Where to now?

Displaced homeless without answers

by Amanda Gregg – The Garden Island

HANAMA‘ULU BEACH PARK— The families still present after the county closed Hanama’ulu Beach Park yesterday didn’t typify what some envision when thinking of the homeless.

Take, for example, Octavia Nakamura, who has spent the past five years in a tent with her disabled husband. Nakamura has 51 great-grandchildren, 49 grandchildren, and is mother to 12.

Anthony Powers, who hitchhikes daily to work, shares a multi-tent home with his wife, Clelia Pirotton, and their 19-year-old son. The family has been struggling to save up enough for first and last month’s rent.

Though his wife and their son qualify for Kaua‘i Economic Opportunity housing, Powers doesn’t, as he has a felony on his record. “We want to keep the family together,” his wife said.

For Nakamura, the reason for deciding against KEO is different — she would rather keep the $500 required deposit and put it toward health care for her husband, Mitchell.

With the little Social Security check she gets — $658 a month — Nakamura is barely able to cover the expenses she needs to care for husband, who suffered a severe stroke in March 2001.

“I am not happy living here, but I am not going to move into a place I cannot afford,” Nakamura said.

Though she has plenty of family, Nakamura said she doesn’t like to take handouts.

“I never depend on my children. I handle,” she said.

Though Nakamura says she is picky about those whom she befriends, she says if anything, she takes pride in helping other homeless residents.

“Even with my tight budget, I share if someone is hungry,” she said.
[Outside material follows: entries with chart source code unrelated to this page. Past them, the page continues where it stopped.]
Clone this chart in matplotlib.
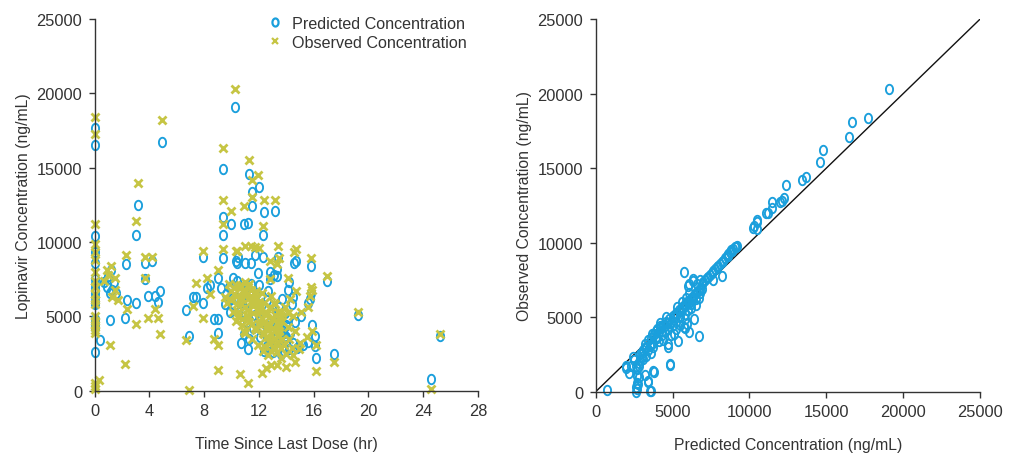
import numpy as np
import matplotlib
matplotlib.use('Agg')
import matplotlib.pyplot as plt
from matplotlib.path import Path

plt.rcParams['font.family'] = ['Liberation Sans', 'DejaVu Sans']

# --- left panel: predicted concentration vs time ---
pred_time = [0]*17 + [
    0.4, 1.1, 0.7, 0.9, 1.0, 1.2, 1.4, 1.3, 1.1, 1.6,
    2.2, 2.3, 2.4, 3.0, 3.2, 3.0, 3.7, 3.7, 3.9, 4.2, 4.4, 4.6, 4.8, 4.9,
    6.7, 6.9, 7.2, 7.4, 7.9, 7.9, 8.2, 8.4, 8.7, 9.0, 9.0, 9.0,
    10.26, 9.35, 11.25, 12.0, 11.5, 11.5, 9.4, 9.96, 10.94, 11.2, 12.35, 13.2, 9.4, 12.3,
    9.4, 10.4, 11.0, 11.4, 13.4, 14.55, 14.7, 12.8, 13.3, 10.3, 11.7, 15.8, 17.0, 14.1,
    15.8, 15.7, 15.6, 15.1, 15.9, 16.1, 15.6, 16.2, 17.5, 16.1, 14.9, 15.2, 14.1, 13.7,
    13.9, 14.0, 13.7, 13.3, 12.8, 13.1, 19.2, 24.6, 25.2,
    9.5, 9.6, 9.8, 10.0, 10.2, 10.4, 10.6, 10.7, 10.9, 11.0, 11.1, 11.2, 11.3, 11.5,
    11.6, 11.8, 12.0, 12.1, 12.2, 12.4, 12.5, 12.6, 12.8, 12.9, 13.0, 13.1, 13.2, 13.4,
    13.5, 13.6, 13.8, 13.9, 14.0, 14.2, 14.3, 14.4, 14.5, 14.6, 14.8, 10.5, 11.9, 12.3,
    10.8, 11.4, 12.7, 14.2, 14.5,
    9.2, 9.9, 10.1, 10.6, 11.0, 11.7, 12.0, 12.6, 13.0, 13.3, 13.6, 14.0, 11.3, 12.2]
pred_conc = [17700, 16500, 10400, 9300, 8600, 7500, 7200, 6900, 6600, 6300, 6000, 5800,
    4800, 4600, 4400, 4200, 2600,
    3400, 4750, 7300, 7000, 7700, 8100, 7300, 6800, 6600, 6600,
    4900, 8500, 6100, 10500, 12500, 5900, 7500, 8600, 6400, 8700, 6400, 6000, 6700, 16700,
    5400, 3700, 6300, 6300, 5900, 9000, 6900, 7100, 4800, 4800, 3900, 7600,
    19100, 14900, 14600, 13700, 13400, 12400, 11700, 11200, 11200, 11300, 12000, 12100, 10500, 10500,
    8900, 8600, 8600, 8600, 9000, 8600, 8700, 8000, 7700, 8700, 9100, 8400, 7400, 6800,
    6600, 6200, 5900, 5000, 4400, 3700, 3300, 2200, 2500, 3000, 3000, 3100, 4900, 4100,
    3700, 3300, 6200, 8200, 7500, 7800, 5100, 800, 3700,
    5800, 6500, 7000, 6200, 5600, 7400, 6800, 3200, 3800, 5200, 4600, 2800, 6000, 5500,
    4200, 6500, 4800, 3600, 5800, 2700, 4400, 6100, 3200, 5300, 2600, 4700, 3500, 2900,
    5600, 3800, 2700, 5200, 4400, 2800, 3900, 5800, 3200, 4600, 2900, 9000, 7900, 9000,
    6100, 7200, 6700, 7300, 6300,
    6900, 5300, 7600, 5900, 6700, 5100, 7100, 3000, 4200, 3300, 2500, 3600, 3500, 4100]

# --- left panel: observed concentration vs time ---
obs_time = [0]*20 + [
    0.3, 1.1, 0.7, 0.9, 1.2, 1.5, 1.3, 1.7, 1.0, 1.5,
    2.2, 2.4, 2.3, 3.0, 3.2, 3.0, 3.7, 3.7, 3.9, 4.2, 4.4, 4.6, 4.8, 4.9,
    6.7, 6.9, 7.2, 7.4, 7.9, 7.9, 8.2, 8.4, 8.7, 9.0, 9.0, 9.0,
    10.26, 9.35, 11.25, 11.9, 11.5, 11.5, 9.4, 9.96, 10.94, 12.35, 13.2, 9.4, 12.3,
    9.4, 10.4, 11.0, 11.4, 13.4, 14.55, 14.7, 12.8, 10.3, 11.7, 12.0, 15.8, 17.0, 14.1,
    15.8, 15.7, 15.6, 15.1, 15.9, 15.5, 16.2, 17.5, 15.0, 14.9, 14.5, 14.6, 14.1, 12.9,
    12.8, 13.3, 13.5, 19.2, 24.6, 25.2, 10.6, 11.2, 12.2, 12.5, 12.9, 14.0, 13.3, 16.2, 15.9,
    9.5, 9.7, 9.8, 10.0, 10.1, 10.2, 10.4, 10.5, 10.6, 10.7, 10.8, 10.9, 11.0, 11.0,
    11.1, 11.2, 11.3, 11.4, 11.5, 11.6, 11.7, 11.8, 11.9, 12.0, 12.1, 12.2, 12.3, 12.4,
    12.5, 12.6, 12.7, 12.8, 12.9, 13.0, 13.0, 13.1, 13.2, 13.3, 13.4, 13.5, 13.6, 13.7,
    13.8, 13.9, 14.0, 14.1, 14.2, 14.3, 14.4, 14.5, 14.6, 14.7, 10.3, 10.9, 11.5, 11.1,
    12.0, 12.4, 13.2, 13.6, 11.8, 12.7,
    # 10-12 h の密集部分
    10.0, 10.2, 10.4, 10.6, 10.8, 11.0, 11.2, 11.4, 11.6, 11.8, 10.3, 10.7, 11.1, 11.5,
    11.9, 10.5, 10.9, 11.3, 11.7, 12.1, 10.8, 11.2, 11.6, 12.0,
    # 12-14 h の密集部分
    12.2, 12.4, 12.6, 12.8, 13.0, 13.2, 13.4, 13.6, 12.3, 12.5, 12.7, 12.9, 13.1, 13.3,
    13.5, 13.7, 12.4, 12.8, 13.2, 13.6, 12.6, 13.0, 13.4, 12.1, 12.9, 13.5]
obs_conc = [18400, 17300, 11200, 9900, 9300, 8800, 8000, 7400, 7000, 6500, 6100, 5800,
    5000, 4700, 4400, 4100, 3900, 500, 300, 100,
    700, 3100, 7400, 8100, 8400, 7600, 6300, 6100, 7800, 6800,
    1800, 5500, 9100, 11400, 14000, 4500, 7600, 9000, 4900, 9000, 5500, 4900, 3800, 18200,
    3400, 80, 5700, 7250, 4900, 9400, 7600, 6500, 3500, 3100, 1400, 8100,
    20300, 16300, 15500, 14500, 14200, 13000, 12800, 12100, 12400, 12800, 12800, 11200, 11100,
    9500, 9400, 9750, 9750, 9750, 9300, 9500, 8700, 9400, 9700, 9600, 8900, 7700, 7600,
    7000, 6400, 5600, 5300, 4000, 3600, 1350, 1900, 3200, 2800, 2400, 1900, 5200, 6400,
    7500, 8500, 8900, 5300, 100, 3800, 1100, 500, 1200, 1500, 1700, 1600, 1700, 3100, 6800,
    6300, 5900, 7200, 6700, 5300, 6900, 6400, 5000, 7100, 5800, 4400, 6600, 3900, 7300,
    5100, 6200, 4600, 6800, 3500, 5700, 4200, 6300, 3100, 5400, 4700, 6600, 2700, 3800,
    5100, 4300, 2400, 5600, 3400, 4900, 2900, 5900, 4100, 2600, 5300, 3700, 2200, 4700,
    3100, 5600, 2500, 4300, 3500, 6200, 2900, 5000, 4000, 6700, 4700, 4000, 4500, 6500,
    6000, 5900, 5800, 5000, 4100, 3600,
    6100, 6500, 5800, 6900, 6200, 5600, 7000, 6400, 5900, 6700, 7100, 6300, 5400, 6100,
    5500, 5300, 6800, 7200, 6500, 5800, 4800, 4900, 5200, 4500,
    4900, 4600, 5200, 4400, 4800, 5100, 4600, 5300, 3900, 3600, 4100, 3800, 3500, 3300,
    4000, 3500, 3000, 3200, 2800, 2900, 4500, 4200, 3700, 5300, 2700, 4300]

# --- right panel: observed vs predicted ---
scatter_pred = [19100, 17700, 16700, 16500, 14800, 14600, 13700, 13400, 12400, 12250,
    12100, 12000, 11500, 11500, 11200, 11100, 10500, 10300, 10250, 10500, 10500,
    9170, 9050, 8950, 8850, 8740, 8630, 8520, 8410, 8300, 8200, 8090, 7980, 7870, 7760,
    7650, 7550, 7440, 7330, 7220, 7110, 7000, 6900, 8200, 7650, 6900, 6800, 9100, 8800, 8600,
    5770, 6300, 6100, 6000, 6300, 6740, 6100, 5810, 5920, 5750, 6400, 6200, 6500, 5370,
    5090, 4730, 4730, 4840, 4180, 3640,
    3790, 3210, 3380, 3600, 2620, 2600, 2700, 2800, 2190, 2000, 2400, 2800, 2700, 710,
    2900, 3100, 3500, 2670, 2770, 2670, 3530, 3420, 3750, 4830, 2000, 2300, 2600, 2800,
    2500, 3000, 3000, 3300, 3600, 3200,
    3200, 3400, 3600, 3800, 3900, 4000, 4100, 4200, 4300, 4400, 4500, 4600, 4700, 4800,
    4900, 5000, 5100, 5200, 5300, 5400, 5500, 5600, 5700, 5800, 5900, 6000, 6100, 6200,
    6300, 6400, 6500, 6600, 6700, 6800, 4500, 4700, 5000, 5200, 5500, 5800, 6000, 6200,
    4300, 4000, 3700, 3900, 4200, 4600, 5300, 5600, 5900, 6100, 6600, 6800, 6300, 6500,
    6700, 5500, 5800, 4900, 5200, 4400, 3600, 3300, 3100, 2900, 3400, 3700, 4100]
scatter_obs = [20300, 18400, 18100, 17100, 16200, 15400, 14400, 14200, 13900, 13000,
    12800, 12700, 12700, 12300, 12000, 12000, 11500, 11100, 11000, 11400, 10900,
    9790, 9680, 9570, 9460, 9350, 9240, 9120, 8950, 8790, 8680, 8560, 8450, 8340, 8230,
    8120, 7980, 7830, 7720, 7610, 7500, 7380, 7250, 7760, 7500, 6900, 6600, 9700, 9500, 9100,
    8000, 7560, 7220, 7100, 6330, 3760, 3980, 4880, 4540, 4320, 4880, 5900, 6200, 3420,
    3870, 3200, 2980, 1810, 4430, 3870,
    1340, 1120, 670, 70, 290, 0, 600, 1000, 1250, 1700, 2300, 1900, 1500, 130,
    2500, 2800, 3100, 1070, 520, 180, 70, 740, 1410, 1860, 1600, 1700, 1750, 1750,
    2100, 2300, 2600, 3000, 3200, 2900,
    3200, 3500, 3600, 3900, 3700, 4200, 4000, 4300, 4100, 4500, 4400, 4700, 4600, 4900,
    4700, 5100, 5000, 5300, 5200, 5500, 5400, 5700, 5600, 5900, 5800, 6100, 6000, 6300,
    6200, 6500, 6600, 6700, 6800, 6900, 4000, 4200, 4500, 4700, 5000, 5200, 5500, 5600,
    3800, 3600, 3300, 4100, 4600, 5000, 5700, 6000, 6300, 6600, 7200, 7500, 7400, 5800,
    6300, 4500, 4300, 3800, 4200, 3500, 2600, 2400, 2200, 2100, 2800, 3000, 3400]

conc_ticks = [0, 5000, 10000, 15000, 20000, 25000]
time_ticks = [0, 4, 8, 12, 16, 20, 24, 28]

blue = '#1a9fdc'
olive = '#c6c544'
dark = '#333333'

# 縦長の楕円マーカー
theta = np.linspace(0, 2 * np.pi, 60)
ellipse = Path(np.column_stack([0.76 * np.cos(theta), np.sin(theta)]))

fig = plt.figure(figsize=(10.1, 4.56), dpi=100)
ax1 = fig.add_axes([0.0936, 0.141, 0.3797, 0.815])
ax2 = fig.add_axes([0.5898, 0.1388, 0.3805, 0.817])

def style_axes(ax):
    for s in ['top', 'right']:
        ax.spines[s].set_visible(False)
    for s in ['left', 'bottom']:
        ax.spines[s].set_color(dark)
        ax.spines[s].set_linewidth(1.0)
    ax.tick_params(direction='out', length=4, width=1, colors=dark,
                   labelsize=11.8, pad=5)

ax1.plot(pred_time, pred_conc, linestyle='none', marker=ellipse, ms=6.8,
         mfc='none', mec=blue, mew=1.35, clip_on=False, label='Predicted Concentration')
ax1.plot(obs_time, obs_conc, linestyle='none', marker='x', ms=5.6,
         mec=olive, mew=2.0, clip_on=False, label='Observed Concentration')
ax1.set_xlim(0, 28)
ax1.set_ylim(0, 25000)
ax1.set_xticks(time_ticks)
ax1.set_yticks(conc_ticks)
ax1.set_xlabel('Time Since Last Dose (hr)', fontsize=11.3, color=dark, labelpad=13)
ax1.set_ylabel('Lopinavir Concentration (ng/mL)', fontsize=11.3, color=dark, labelpad=4)
style_axes(ax1)
leg = ax1.legend(loc='upper left', bbox_to_anchor=(0.43, 1.035), frameon=False,
                 fontsize=11.6, handlelength=0.7, handletextpad=0.75, markerscale=0.85,
                 labelspacing=0.25, borderaxespad=0.2)
for t in leg.get_texts():
    t.set_color(dark)
for h in leg.legend_handles:
    h.set_markeredgewidth(1.6)

ax2.plot([0, 25000], [0, 25000], color='#111111', lw=1.0)
ax2.plot(scatter_pred, scatter_obs, linestyle='none', marker=ellipse, ms=6.8,
         mfc='none', mec=blue, mew=1.35, clip_on=False)
ax2.set_xlim(0, 25000)
ax2.set_ylim(0, 25000)
ax2.set_xticks(conc_ticks)
ax2.set_yticks(conc_ticks)
ax2.set_xlabel('Predicted Concentration (ng/mL)', fontsize=11.3, color=dark, labelpad=13)
ax2.set_ylabel('Observed Concentration (ng/mL)', fontsize=11.3, color=dark, labelpad=4)
style_axes(ax2)

fig.savefig('out.png', dpi=100)
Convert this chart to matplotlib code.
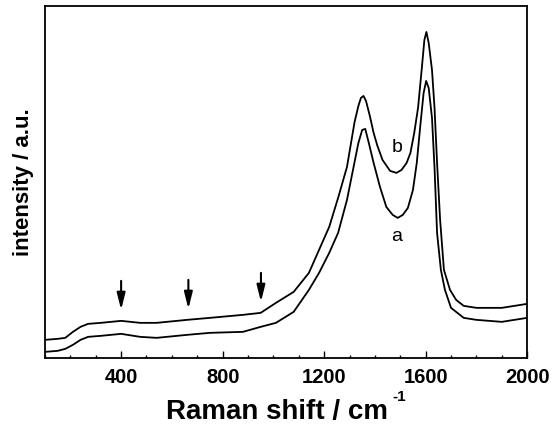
import matplotlib
matplotlib.use("Agg")
import matplotlib.pyplot as plt
from matplotlib.ticker import MultipleLocator

plt.rcParams["font.family"] = ["Liberation Sans", "DejaVu Sans"]

# spectrum b (upper trace), arbitrary intensity
shift_b = [100, 150, 180, 210, 240, 270, 320, 400, 475, 540, 660, 750, 880, 950,
           1010, 1080, 1140, 1180, 1220, 1255, 1290, 1320, 1335, 1345, 1355,
           1365, 1380, 1395, 1410, 1430, 1460, 1485, 1505, 1525, 1540, 1555,
           1570, 1585, 1595, 1603, 1612, 1625, 1635, 1645, 1657, 1672, 1696,
           1720, 1750, 1800, 1900, 2000]
int_b = [18, 19, 20, 26, 31, 34, 35, 37, 35, 35, 38, 40, 43, 45,
         55, 66, 85, 108, 131, 160, 191, 236, 252, 260, 262,
         257, 242, 225, 212, 198, 187, 185, 188, 195, 205, 225,
         250, 290, 318, 326, 315, 288, 250, 195, 138, 88, 68,
         58, 52, 50, 50, 54]

# spectrum a (lower trace)
shift_a = [100, 150, 180, 210, 240, 270, 320, 400, 475, 540, 660, 750, 880, 950,
           1010, 1080, 1140, 1180, 1220, 1255, 1290, 1320, 1335, 1350, 1362,
           1375, 1395, 1420, 1445, 1470, 1490, 1510, 1530, 1550, 1565, 1580,
           1592, 1602, 1612, 1625, 1635, 1645, 1660, 1676, 1700, 1750, 1800,
           1900, 2000]
int_a = [6, 7, 9, 13, 18, 21, 22, 24, 21, 20, 23, 25, 26, 31,
         35, 46, 68, 85, 105, 125, 158, 196, 215, 228, 229,
         216, 195, 171, 151, 143, 140, 143, 150, 168, 195, 235,
         265, 277, 270, 240, 190, 125, 88, 68, 50, 40, 38,
         36, 40]

# marked weak bands (arrows)
band_pos = [400, 665, 951]
band_tip = [48, 49, 56]

fig = plt.figure(figsize=(5.52, 4.26), dpi=100)
ax = fig.add_axes([0.0815, 0.16, 0.8735, 0.826])

ax.plot(shift_b, int_b, color="black", lw=1.3)
ax.plot(shift_a, int_a, color="black", lw=1.3)

for xp, yt in zip(band_pos, band_tip):
    ax.annotate("", xy=(xp, yt), xytext=(xp, yt + 29),
                arrowprops=dict(arrowstyle="-|>,head_length=1.0,head_width=0.25",
                                color="black", lw=1.5, mutation_scale=10,
                                shrinkA=0, shrinkB=0))

ax.text(1487, 210, "b", fontsize=14, ha="center", va="center")
ax.text(1487, 121, "a", fontsize=14, ha="center", va="center")

ax.set_xlim(100, 2000)
ax.set_ylim(0, 352)
ax.xaxis.set_major_locator(MultipleLocator(400))
ax.xaxis.set_minor_locator(MultipleLocator(100))
ax.set_yticks([])
ax.tick_params(axis="x", which="major", direction="in", length=5, width=1,
               labelsize=14.5, pad=7)
ax.tick_params(axis="x", which="minor", direction="in", length=2.5, width=1)
for lab in ax.get_xticklabels():
    lab.set_fontweight("bold")
for sp in ax.spines.values():
    sp.set_linewidth(1.3)

# x label with a small raised "-1"
fig.text(277 / 552, 1 - 419 / 426, "Raman shift / cm", fontsize=20,
         fontweight="bold", ha="center", va="baseline")
fig.text(392 / 552, 1 - 401 / 426, "-1", fontsize=11,
         fontweight="bold", ha="left", va="baseline")
ax.set_ylabel("intensity / a.u.", fontsize=16, fontweight="bold", labelpad=8)

fig.savefig("out.png", dpi=100)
Unlike the Nakamuras, who plan to move their tent onto property owned by a relative, Powers and Pirotton weren’t so certain of their next steps.

Most of the other residents of Hanama‘ulu Beach Park had already evacuated the park Wednesday night and early yesterday morning following police reminding them the county would be closing the park for one month.

Though it would have made it easier for police to enforce keeping the park empty had the county opted to close up the park entirely, the rangers said the park will remain open. Authorities will still be enforcing a no-camping policy for the next month, however, police said.

Lt. Kaleo Perez said the county is keeping the park open so that Kaua‘i residents, such as fisherman who use the river mouth to launch boats, will be able to go in the afternoons and return in evenings without disruption.

Capt. Ale Quibilan said he felt for the dozens of homeless who were moving from the park, most likely to another beach, likening the problem to a “revolving door.”

“They’ll go wherever they feel there is shelter or a water source,” he said, adding he hopes those in need will utilize the help of county housing, the Department of Health or any non-profit, such as the Salvation Army.

The Kaua‘i Drug Court Program, Kaiola Canoe Club, Wal-Mart, the Hanama‘ulu Neighborhood Center and students will help with beach’s cleanup project, which will include painting, repairing the pavilion roof and replacing boulders that people removed to drive on the beach.